蓮の教え-夏の朝
in Hilton Tokyo Shop / written by Nodoka Kujirai
7月の終わり、休日のある日。博物館に出かけるついでに、私は少し早起きをして、ある場所を訪れました。それは、上野恩賜公園の不忍池です。到着したのは朝7時頃でしたが、すでに多くの人々が散策していました。この場所に集まる人々のお目当ては、そう、蓮の花です。
蓮の最適な鑑賞時間は朝7時から9時頃と言われており、その花の命はわずか4日間しかありません。1日目は早朝に、つぼみの先が少しだけ開き、数時間後には再び閉じます。2日目は夜明け前から開き始め、最も美しく色濃く大きく開いた後、午後にはまた閉じます。3日目も夜中から開き始め、最大に開いたのち、また閉じ、そして半開きの状態で4日目を迎えます。完全に咲き切った後、午後にはすべて散ってしまう、 とても儚い蓮の花です。この時期、この時間だけに訪れる、特別な楽しみなのです。
上野恩賜公園は、都内でも屈指の蓮の名所です。涼しげな風鈴がたくさん吊るされた「蓮見デッキ」からの眺めは、本当に素晴らしいものでした。

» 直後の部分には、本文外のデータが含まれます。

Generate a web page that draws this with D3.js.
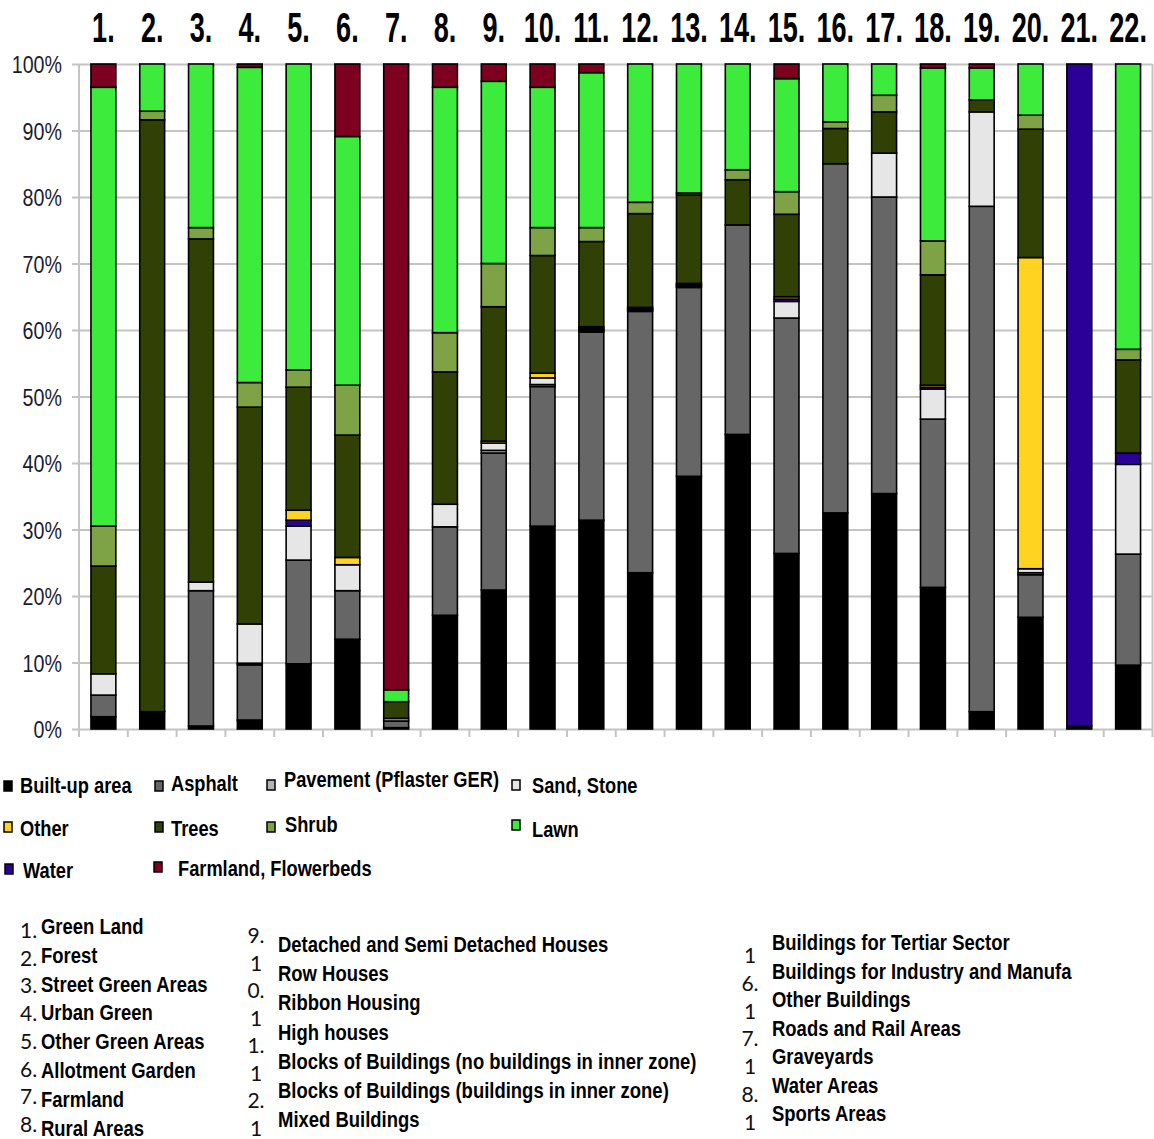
<!DOCTYPE html>
<html>
<head>
<meta charset="utf-8">
<script src="https://cdn.jsdelivr.net/npm/d3@7"></script>
<style>
  html, body { margin: 0; padding: 0; background: #ffffff; }
  svg { display: block; }
</style>
</head>
<body>
<svg id="chart" width="1154" height="1139"></svg>
<script>
// Land cover composition (percent of area) for 22 urban structure types
const categories = ["1.","2.","3.","4.","5.","6.","7.","8.","9.","10.","11.","12.","13.","14.","15.","16.","17.","18.","19.","20.","21.","22."];

const builtUp  = [1.85, 2.6, 0.45, 1.35, 9.8, 13.5, 0.2, 17.1, 20.9, 30.5, 31.4, 23.5, 38.0, 44.3, 26.4, 32.5, 35.4, 21.3, 2.6, 16.8, 0.45, 9.6];
const asphalt  = [3.25, 0, 20.35, 8.3, 15.6, 7.3, 1.0, 13.3, 20.6, 21.0, 28.3, 39.3, 28.4, 31.5, 35.4, 52.5, 44.6, 25.3, 76.0, 6.4, 0, 16.7];
const pavement = [0, 0, 0, 0.25, 0, 0, 0.4, 0, 0.4, 0.3, 0.2, 0.15, 0.15, 0, 0, 0, 0, 0, 0, 0.3, 0, 0];
const sand     = [3.2, 0, 1.3, 5.9, 5.1, 3.9, 0, 3.4, 1.1, 1.0, 0.2, 0.15, 0.15, 0, 2.5, 0, 6.6, 4.5, 14.2, 0.6, 0, 13.5];
const water    = [0, 0, 0, 0, 0.9, 0, 0, 0, 0, 0, 0.2, 0.15, 0.15, 0, 0.35, 0, 0, 0.3, 0, 0, 99.55, 1.7];
const other    = [0, 0, 0, 0, 1.5, 1.1, 0, 0, 0.3, 0.7, 0.2, 0.15, 0.15, 0, 0.35, 0, 0, 0.3, 0, 46.8, 0, 0];
const trees    = [16.2, 89.0, 51.6, 32.6, 18.5, 18.4, 2.5, 19.9, 20.2, 17.7, 12.8, 14.1, 13.3, 6.8, 12.4, 5.3, 6.2, 16.6, 1.8, 19.3, 0, 14.0];
const shrub    = [6.0, 1.3, 1.7, 3.7, 2.6, 7.5, 0, 5.9, 6.5, 4.2, 2.1, 1.7, 0.3, 1.5, 3.4, 1.0, 2.5, 5.1, 0, 2.1, 0, 1.6];
const lawn     = [66.0, 7.1, 24.6, 47.4, 46.0, 37.4, 1.8, 36.9, 27.4, 21.1, 23.3, 20.8, 19.4, 15.9, 17.0, 8.7, 4.7, 26.0, 4.8, 7.7, 0, 42.9];
const farmland = [3.5, 0, 0, 0.5, 0, 10.9, 94.1, 3.5, 2.6, 3.5, 1.3, 0, 0, 0, 2.2, 0, 0, 0.6, 0.6, 0, 0, 0];

const seriesKeys   = ["builtUp","asphalt","pavement","sand","water","other","trees","shrub","lawn","farmland"];
const seriesValues = [builtUp, asphalt, pavement, sand, water, other, trees, shrub, lawn, farmland];
const seriesNames  = ["Built-up area","Asphalt","Pavement (Pflaster GER)","Sand, Stone","Water","Other","Trees","Shrub","Lawn","Farmland, Flowerbeds"];
const seriesColors = ["#000000","#666666","#b3b3b3","#e6e6e6","#2a0099","#ffd320","#314004","#7ea346","#3deb3d","#7e0021"];

const yTicks = [0,10,20,30,40,50,60,70,80,90,100];

// Structure type names and the (wrapped) numbering shown beside them
const typesCol1 = ["Green Land","Forest","Street Green Areas","Urban Green","Other Green Areas","Allotment Garden","Farmland","Rural Areas"];
const numsCol1  = ["1.","2.","3.","4.","5.","6.","7.","8."];
const typesCol2 = ["Detached and Semi Detached Houses","Row Houses","Ribbon Housing","High houses","Blocks of Buildings (no buildings in inner zone)","Blocks of Buildings (buildings in inner zone)","Mixed Buildings"];
const numsCol2  = ["9.","1","0.","1","1.","1","2.","1"];
const typesCol3 = ["Buildings for Tertiar Sector","Buildings for Industry and Manufa","Other Buildings","Roads and Rail Areas","Graveyards","Water Areas","Sports Areas"];
const numsCol3  = ["1","6.","1","7.","1","8.","1"];

// ---- layout ----
const NARROW = 0.82;             // condensed sans: Liberation Sans squeezed horizontally
const FONT = "'Liberation Sans', Arial, sans-serif";

const svg = d3.select("#chart");
svg.append("rect").attr("width", 1154).attr("height", 1139).attr("fill", "#fff");

const plot = { left: 79, right: 1152.5, top: 64, bottom: 729 };

const x = d3.scaleBand().domain(categories).range([plot.left, plot.right])
  .paddingInner(0.49).paddingOuter(0.245);
const y = d3.scaleLinear().domain([0, 100]).range([plot.bottom, plot.top]);
const color = d3.scaleOrdinal().domain(seriesKeys).range(seriesColors);

// condensed text placed at (px, py)
function narrowText(sel, px, py, sy, sx) {
  return sel.attr("font-family", FONT)
    .attr("transform", (d, i) => {
      const tx = typeof px === "function" ? px(d, i) : px;
      const ty = typeof py === "function" ? py(d, i) : py;
      return `translate(${tx},${ty}) scale(${sx || NARROW},${sy || 1})`;
    });
}

// table for the stack layout
const table = categories.map((c, i) => {
  const row = { cat: c };
  seriesKeys.forEach((k, j) => { row[k] = seriesValues[j][i]; });
  return row;
});
const stacked = d3.stack().keys(seriesKeys)(table);

// gridlines + y labels
const yAxis = d3.axisLeft(y).tickValues(yTicks).tickFormat(d => d + "%")
  .tickSizeInner(-(plot.right - plot.left)).tickSizeOuter(0).tickPadding(17);
const gy = svg.append("g").attr("transform", `translate(${plot.left},0)`).call(yAxis);
gy.select(".domain").remove();
gy.selectAll(".tick line").attr("x1", -7).attr("stroke", "#c4c4c4").attr("stroke-width", 2);
gy.selectAll(".tick text")
  .attr("x", null).attr("dy", null)
  .attr("font-size", 24).attr("fill", "#1c1c2c")
  .attr("font-family", FONT)
  .attr("transform", `translate(-17,8.5) scale(${NARROW},1)`);

// left axis line and right frame line
svg.append("line").attr("x1", plot.left).attr("x2", plot.left)
  .attr("y1", plot.top).attr("y2", plot.bottom + 8).attr("stroke", "#c4c4c4").attr("stroke-width", 2);
svg.append("line").attr("x1", plot.right).attr("x2", plot.right)
  .attr("y1", plot.top).attr("y2", plot.bottom).attr("stroke", "#c4c4c4").attr("stroke-width", 2);

// category boundary ticks below the baseline
const half = (x.step() - x.bandwidth()) / 2;
const bounds = categories.map(c => x(c) - half).concat([x(categories[categories.length - 1]) + x.bandwidth() + half]);
svg.append("g").selectAll("line").data(bounds).join("line")
  .attr("x1", d => d).attr("x2", d => d)
  .attr("y1", plot.bottom).attr("y2", plot.bottom + 8)
  .attr("stroke", "#c4c4c4").attr("stroke-width", 2);

// stacked bars
svg.append("g").selectAll("g").data(stacked).join("g")
  .attr("fill", d => color(d.key))
  .selectAll("rect").data(d => d.filter(s => s[1] - s[0] > 0)).join("rect")
  .attr("x", d => x(d.data.cat))
  .attr("width", x.bandwidth())
  .attr("y", d => y(d[1]))
  .attr("height", d => y(d[0]) - y(d[1]))
  .attr("stroke", "#000").attr("stroke-width", 1.6);

// category numbers above the bars
narrowText(
  svg.append("g").selectAll("text").data(categories).join("text"),
  d => x(d) + x.bandwidth() / 2, 42, 1.27)
  .attr("text-anchor", "middle")
  .attr("font-size", 33).attr("font-weight", "bold").attr("fill", "#000")
  .text(d => d);

// legend (three rows)
const legendPos = {
  builtUp:  { sx: 4,   sy: 781, tx: 20,  ty: 793 },
  asphalt:  { sx: 155, sy: 781, tx: 171, ty: 791 },
  pavement: { sx: 267, sy: 780, tx: 284, ty: 787 },
  sand:     { sx: 512, sy: 780, tx: 532, ty: 793 },
  other:    { sx: 4,   sy: 822, tx: 20,  ty: 836 },
  trees:    { sx: 155, sy: 822, tx: 171, ty: 836 },
  shrub:    { sx: 267, sy: 822, tx: 285, ty: 832 },
  lawn:     { sx: 512, sy: 820, tx: 532, ty: 837 },
  water:    { sx: 5,   sy: 864, tx: 23,  ty: 878 },
  farmland: { sx: 154, sy: 862, tx: 178, ty: 876 }
};
const lg = svg.append("g");
seriesKeys.forEach((k, j) => {
  const p = legendPos[k];
  lg.append("rect").attr("x", p.sx).attr("y", p.sy).attr("width", 8).attr("height", 10)
    .attr("fill", seriesColors[j]).attr("stroke", "#000").attr("stroke-width", 1.5);
  narrowText(lg.append("text"), p.tx, p.ty, 1, 0.83)
    .attr("font-size", 22).attr("font-weight", "bold").attr("fill", "#000")
    .text(seriesNames[j]);
});

// structure type list
const list = svg.append("g");
function labels(arr, x0, y0, dy) {
  narrowText(list.append("g").selectAll("text").data(arr).join("text"),
    x0, (d, i) => y0 + i * dy, 1, 0.84)
    .attr("font-size", 22).attr("font-weight", "bold").attr("fill", "#000")
    .text(d => d);
}
function numbers(arr, x0, y0, dy, anchor) {
  list.append("g").selectAll("text").data(arr).join("text")
    .attr("x", x0).attr("y", (d, i) => y0 + i * dy)
    .attr("text-anchor", anchor)
    .attr("font-family", "Lato, 'Open Sans', sans-serif")
    .attr("font-size", 21).attr("fill", "#111")
    .text(d => d);
}
numbers(numsCol1, 20, 938, 27.7, "start");
labels(typesCol1, 41, 934, 28.8);
numbers(numsCol2, 256, 943, 27.5, "middle");
labels(typesCol2, 278, 952, 29.2);
numbers(numsCol3, 750, 963, 27.8, "middle");
labels(typesCol3, 772, 950, 28.5);
</script>
</body>
</html>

「蓮は泥より出でて泥に染まらず」と言われるように、蓮の葉の表面には、ワックスの結晶に覆われた超微細な突起物があり、水滴をコロコロと弾くほどの高い撥水効果があります(これをロータス効果といいます)。沼地に根を張り、きれいな水よりもむしろ泥水から養分を吸い、高貴な花を咲かせる蓮。その様子から、お釈迦様は「泥(困難や悲しみ)があるからこそ、そこから立ち上がったあとには清らかな大輪の花(人生)が咲くのだ」と説いたといいます。
「極楽浄土に咲く最上の花」として、蓮は仏教と非常に深い関わりを持つ花です。地域によって異なるかもしれませんが、蓮の葉はお供え物や提灯の火を消す際の水皿として使われたり、お盆の飾り付けのモチーフになったりします。この時期に蓮を目にされた方も多いのではないでしょうか。
蓮の花言葉は「神聖」「休養」「清らかな心」などです。この休息で英気を養い、蓮の花のように背筋をピンと伸ばして、多くの学びを得て、さらに良いものを提供していきたい。そんな思いを抱いた夏の朝でした。